Sementara PT Taspen belum memiliki kebijakan yang memadai mengenai saham non produktif yang termasuk kategori 'Dalam Perhatian Khusus' (DPK), serta SOP yang dimiliki belum mendukung langkah-langkah konkrit untuk penyelesaian aset investasi DPK tersebut.
"Hal ini mengakibatkan potensi pengelolaan saham DPK menjadi berlarut-larut tanpa keputusan yang konkrit," jelas BPK.
BPK merekomendasikan kepada Direksi PT Taspen agar mengevaluasi dan menetapkan kebijakan penyelesaian aset investasi DPK.
Adapun pada PT PPN, BPK juga menemukan bahwa PT PPN memiliki piutang macet pada empat customer yang proses penyelesaiannya kurang memadai, karena terdapat selisih pengakuan piutang. Hal tersebut mengakibatkan potensi kerugian atas sengketa pengakuan nilai piutang minimal sebesar Rp 112,26 miliar.
Kemudian persoalan lainnya adalah PT PPN terbukti melakukan penjualan produk bahan bakar mineral (BBM) kepada empat customer secara non tunai tanpa jaminan, yang tidak melalui proses persetujuan Komite Kredit.
Hasil pemeriksaan lebih lanjut diketahui bahwa penjualan kepada 1 customer didukung dengan perjanjian tertulis, sedangkan 3 customer lainnya tanpa didasari perjanjian tertulis dan hanya berdasarkan purchase order.

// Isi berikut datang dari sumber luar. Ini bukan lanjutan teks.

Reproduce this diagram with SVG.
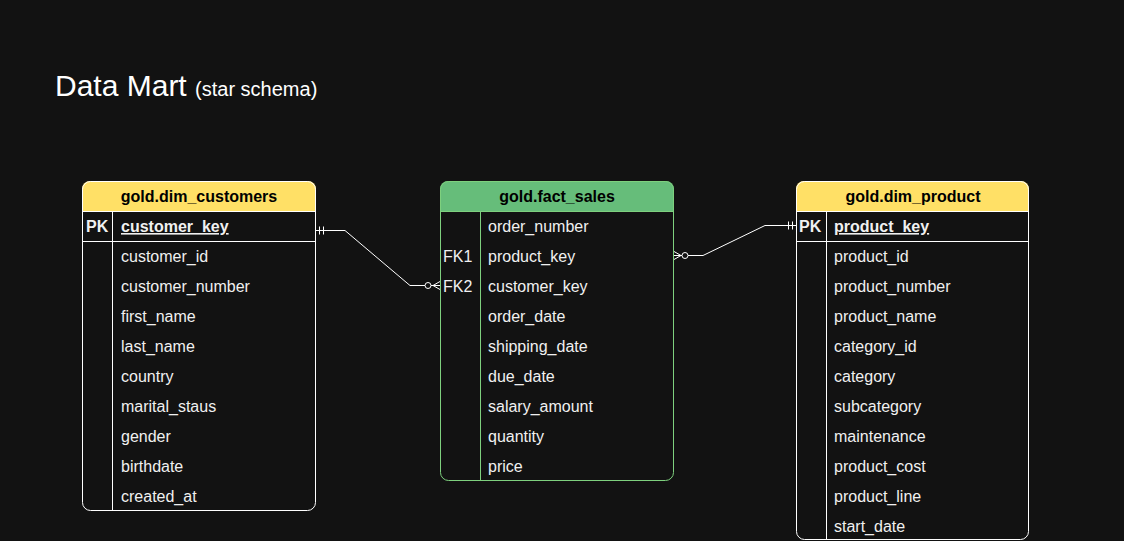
<svg xmlns="http://www.w3.org/2000/svg" width="1124" height="541" viewBox="0 0 1124 541">
<style>
  text { font-family: "Liberation Sans", Arial, sans-serif; }
  .title { font-size: 30px; fill: #ffffff; }
  .sub { font-size: 20px; fill: #ffffff; }
  .hdr { font-size: 16px; font-weight: bold; fill: #000000; text-anchor: middle; }
  .row { font-size: 16px; fill: #f0f0f0; }
  .key { font-size: 16px; fill: #f0f0f0; font-weight: bold; text-decoration: underline; }
  .pk { font-size: 16px; fill: #f0f0f0; font-weight: bold; }
  .fk { font-size: 16px; fill: #f0f0f0; }
  .wline { stroke: #ffffff; stroke-width: 1; fill: none; }
  .gline { stroke: #7ed07e; stroke-width: 1; fill: none; }
  .conn { stroke: #ffffff; stroke-width: 1; fill: none; }
</style>
<rect x="0" y="0" width="1124" height="541" fill="#121212"/>
<text class="title" x="55" y="96">Data Mart <tspan class="sub">(star schema)</tspan></text>

<g id="dim_customers">
  <path d="M82,211 V189 a8,8 0 0 1 8,-8 H308 a8,8 0 0 1 8,8 V211 Z" fill="#ffe066"/>
  <rect x="82.5" y="181.5" width="233" height="329" rx="8" class="wline"/>
  <line x1="82" y1="211.5" x2="316" y2="211.5" class="wline"/>
  <line x1="82" y1="241.5" x2="316" y2="241.5" class="wline"/>
  <line x1="112.5" y1="211" x2="112.5" y2="511" class="wline"/>
  <text class="hdr" x="199" y="202">gold.dim_customers</text>
  <text class="pk" x="86" y="232">PK</text>
  <text class="key" x="121" y="232">customer_key</text>
  <text class="row" x="121" y="262">customer_id</text>
  <text class="row" x="121" y="292">customer_number</text>
  <text class="row" x="121" y="322">first_name</text>
  <text class="row" x="121" y="352">last_name</text>
  <text class="row" x="121" y="382">country</text>
  <text class="row" x="121" y="412">marital_staus</text>
  <text class="row" x="121" y="442">gender</text>
  <text class="row" x="121" y="472">birthdate</text>
  <text class="row" x="121" y="502">created_at</text>
</g>

<g id="fact_sales">
  <path d="M440,211 V189 a8,8 0 0 1 8,-8 H666 a8,8 0 0 1 8,8 V211 Z" fill="#66bd7a"/>
  <rect x="440.5" y="181.5" width="233" height="299" rx="8" class="gline"/>
  <line x1="440" y1="211.5" x2="674" y2="211.5" class="gline"/>
  <line x1="480.5" y1="211" x2="480.5" y2="481" class="gline"/>
  <text class="hdr" x="557" y="202">gold.fact_sales</text>
  <text class="row" x="488" y="232">order_number</text>
  <text class="fk" x="443" y="262">FK1</text>
  <text class="row" x="488" y="262">product_key</text>
  <text class="fk" x="443" y="292">FK2</text>
  <text class="row" x="488" y="292">customer_key</text>
  <text class="row" x="488" y="322">order_date</text>
  <text class="row" x="488" y="352">shipping_date</text>
  <text class="row" x="488" y="382">due_date</text>
  <text class="row" x="488" y="412">salary_amount</text>
  <text class="row" x="488" y="442">quantity</text>
  <text class="row" x="488" y="472">price</text>
</g>

<g id="dim_product">
  <path d="M796,211 V189 a8,8 0 0 1 8,-8 H1021 a8,8 0 0 1 8,8 V211 Z" fill="#ffe066"/>
  <rect x="796.5" y="181.5" width="232" height="358" rx="8" class="wline"/>
  <line x1="796" y1="211.5" x2="1029" y2="211.5" class="wline"/>
  <line x1="796" y1="241.5" x2="1029" y2="241.5" class="wline"/>
  <line x1="826.5" y1="211" x2="826.5" y2="540" class="wline"/>
  <text class="hdr" x="913" y="202">gold.dim_product</text>
  <text class="pk" x="799" y="232">PK</text>
  <text class="key" x="834" y="232">product_key</text>
  <text class="row" x="834" y="262">product_id</text>
  <text class="row" x="834" y="292">product_number</text>
  <text class="row" x="834" y="322">product_name</text>
  <text class="row" x="834" y="352">category_id</text>
  <text class="row" x="834" y="382">category</text>
  <text class="row" x="834" y="412">subcategory</text>
  <text class="row" x="834" y="442">maintenance</text>
  <text class="row" x="834" y="472">product_cost</text>
  <text class="row" x="834" y="502">product_line</text>
  <text class="row" x="834" y="532">start_date</text>
</g>

<g id="connectors">
  <!-- customers PK to fact FK2 -->
  <path class="conn" d="M316,230.5 H345 L410,285.5 H425"/>
  <line class="conn" x1="319.5" y1="226.5" x2="319.5" y2="234.5"/>
  <line class="conn" x1="323.5" y1="226.5" x2="323.5" y2="234.5"/>
  <circle class="conn" cx="428" cy="285.5" r="3"/>
  <path class="conn" d="M431,285.5 H440 M433,285.5 L440,281.5 M433,285.5 L440,289.5"/>
  <!-- product PK to fact FK1 -->
  <path class="conn" d="M796,225.5 H765 L703,255.5 H688"/>
  <line class="conn" x1="788.5" y1="221.5" x2="788.5" y2="229.5"/>
  <line class="conn" x1="792.5" y1="221.5" x2="792.5" y2="229.5"/>
  <circle class="conn" cx="685" cy="255.5" r="3"/>
  <path class="conn" d="M682,255.5 H674 M681,255.5 L674,251.5 M681,255.5 L674,259.5"/>
</g>
</svg>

Sehingga PT PPN tidak dapat mengenakan denda keterlambatan pembayaran karena tidak adanya perjanjian tertulis. Permasalahan tersebut mengakibatkan PT PPN kehilangan potensi penerimaan minimal sebesar Rp 290,96 miliar.
BPK merekomendasikan kepada Direksi PT PPN untuk memberikan sanksi sesuai ketentuan perusahaan kepada pihak terkait atas kelalaiannya dalam melaksanakan tugas dan fungsinya.
Secara keseluruhan hasil pemeriksaan atas pendapatan, biaya, dan investasi pada PT PPN dan PT Taspen, BPK mengungkapkan adanya 23 temuan yang memuat 40 permasalahan.
Permasalahan tersebut meliputi 26 kelemahan sistem pengendalian intern, 12 ketidakpatuhan terhadap ketentuan peraturan perundang-undangan sebesar Rp 245,51 miliar, dan 2 permasalahan ekonomis, efisiensi, dan efektivitas (3E) senilai Rp 6,13 miliar.